**What needs to be done**
Output the full listing below exactly, without the pictures.

**Data provided**
— BEGIN —

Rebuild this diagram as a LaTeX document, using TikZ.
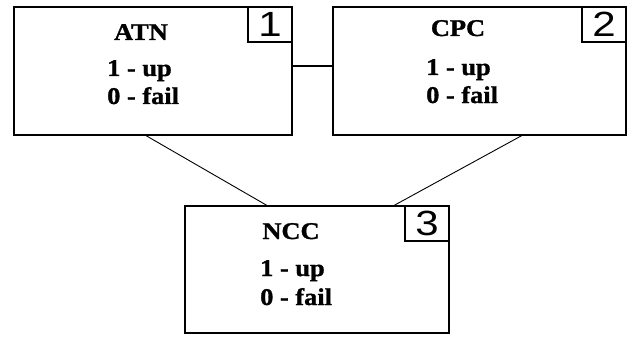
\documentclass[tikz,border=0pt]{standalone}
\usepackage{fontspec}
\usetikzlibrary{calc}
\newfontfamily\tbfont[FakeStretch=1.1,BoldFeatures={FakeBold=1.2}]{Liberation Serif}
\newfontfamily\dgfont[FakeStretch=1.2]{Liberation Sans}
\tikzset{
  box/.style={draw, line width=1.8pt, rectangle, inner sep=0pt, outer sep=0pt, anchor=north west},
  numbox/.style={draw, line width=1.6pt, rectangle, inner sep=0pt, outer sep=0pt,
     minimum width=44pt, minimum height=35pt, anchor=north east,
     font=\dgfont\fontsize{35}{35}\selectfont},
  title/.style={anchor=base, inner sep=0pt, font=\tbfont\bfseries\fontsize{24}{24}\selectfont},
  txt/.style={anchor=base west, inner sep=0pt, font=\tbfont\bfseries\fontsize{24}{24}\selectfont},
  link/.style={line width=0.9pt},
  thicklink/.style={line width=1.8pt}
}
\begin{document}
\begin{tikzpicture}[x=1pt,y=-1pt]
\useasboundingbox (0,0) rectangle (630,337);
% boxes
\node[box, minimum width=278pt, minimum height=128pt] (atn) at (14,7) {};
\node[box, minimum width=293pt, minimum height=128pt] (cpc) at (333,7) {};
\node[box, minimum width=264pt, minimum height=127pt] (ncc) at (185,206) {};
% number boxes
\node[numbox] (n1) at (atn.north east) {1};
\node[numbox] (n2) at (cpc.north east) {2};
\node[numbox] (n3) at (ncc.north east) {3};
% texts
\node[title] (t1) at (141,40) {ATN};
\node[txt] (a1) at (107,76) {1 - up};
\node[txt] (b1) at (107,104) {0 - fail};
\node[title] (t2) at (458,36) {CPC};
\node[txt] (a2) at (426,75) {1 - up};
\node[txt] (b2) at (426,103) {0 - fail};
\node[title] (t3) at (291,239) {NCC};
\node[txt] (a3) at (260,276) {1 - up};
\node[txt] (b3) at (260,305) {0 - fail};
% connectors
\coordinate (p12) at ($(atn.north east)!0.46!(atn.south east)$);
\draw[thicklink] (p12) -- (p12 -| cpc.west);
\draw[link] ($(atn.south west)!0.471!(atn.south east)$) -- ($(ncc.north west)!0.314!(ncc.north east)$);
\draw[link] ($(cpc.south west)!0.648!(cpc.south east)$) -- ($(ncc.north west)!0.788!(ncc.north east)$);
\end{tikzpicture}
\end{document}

— END —

**Solution**
Rebuild this diagram as a LaTeX document, using TikZ.
\documentclass[tikz,border=0pt]{standalone}
\usepackage{fontspec}
\usetikzlibrary{calc}
\newfontfamily\tbfont[FakeStretch=1.1,BoldFeatures={FakeBold=1.2}]{Liberation Serif}
\newfontfamily\dgfont[FakeStretch=1.2]{Liberation Sans}
\tikzset{
  box/.style={draw, line width=1.8pt, rectangle, inner sep=0pt, outer sep=0pt, anchor=north west},
  numbox/.style={draw, line width=1.6pt, rectangle, inner sep=0pt, outer sep=0pt,
     minimum width=44pt, minimum height=35pt, anchor=north east,
     font=\dgfont\fontsize{35}{35}\selectfont},
  title/.style={anchor=base, inner sep=0pt, font=\tbfont\bfseries\fontsize{24}{24}\selectfont},
  txt/.style={anchor=base west, inner sep=0pt, font=\tbfont\bfseries\fontsize{24}{24}\selectfont},
  link/.style={line width=0.9pt},
  thicklink/.style={line width=1.8pt}
}
\begin{document}
\begin{tikzpicture}[x=1pt,y=-1pt]
\useasboundingbox (0,0) rectangle (630,337);
% boxes
\node[box, minimum width=278pt, minimum height=128pt] (atn) at (14,7) {};
\node[box, minimum width=293pt, minimum height=128pt] (cpc) at (333,7) {};
\node[box, minimum width=264pt, minimum height=127pt] (ncc) at (185,206) {};
% number boxes
\node[numbox] (n1) at (atn.north east) {1};
\node[numbox] (n2) at (cpc.north east) {2};
\node[numbox] (n3) at (ncc.north east) {3};
% texts
\node[title] (t1) at (141,40) {ATN};
\node[txt] (a1) at (107,76) {1 - up};
\node[txt] (b1) at (107,104) {0 - fail};
\node[title] (t2) at (458,36) {CPC};
\node[txt] (a2) at (426,75) {1 - up};
\node[txt] (b2) at (426,103) {0 - fail};
\node[title] (t3) at (291,239) {NCC};
\node[txt] (a3) at (260,276) {1 - up};
\node[txt] (b3) at (260,305) {0 - fail};
% connectors
\coordinate (p12) at ($(atn.north east)!0.46!(atn.south east)$);
\draw[thicklink] (p12) -- (p12 -| cpc.west);
\draw[link] ($(atn.south west)!0.471!(atn.south east)$) -- ($(ncc.north west)!0.314!(ncc.north east)$);
\draw[link] ($(cpc.south west)!0.648!(cpc.south east)$) -- ($(ncc.north west)!0.788!(ncc.north east)$);
\end{tikzpicture}
\end{document}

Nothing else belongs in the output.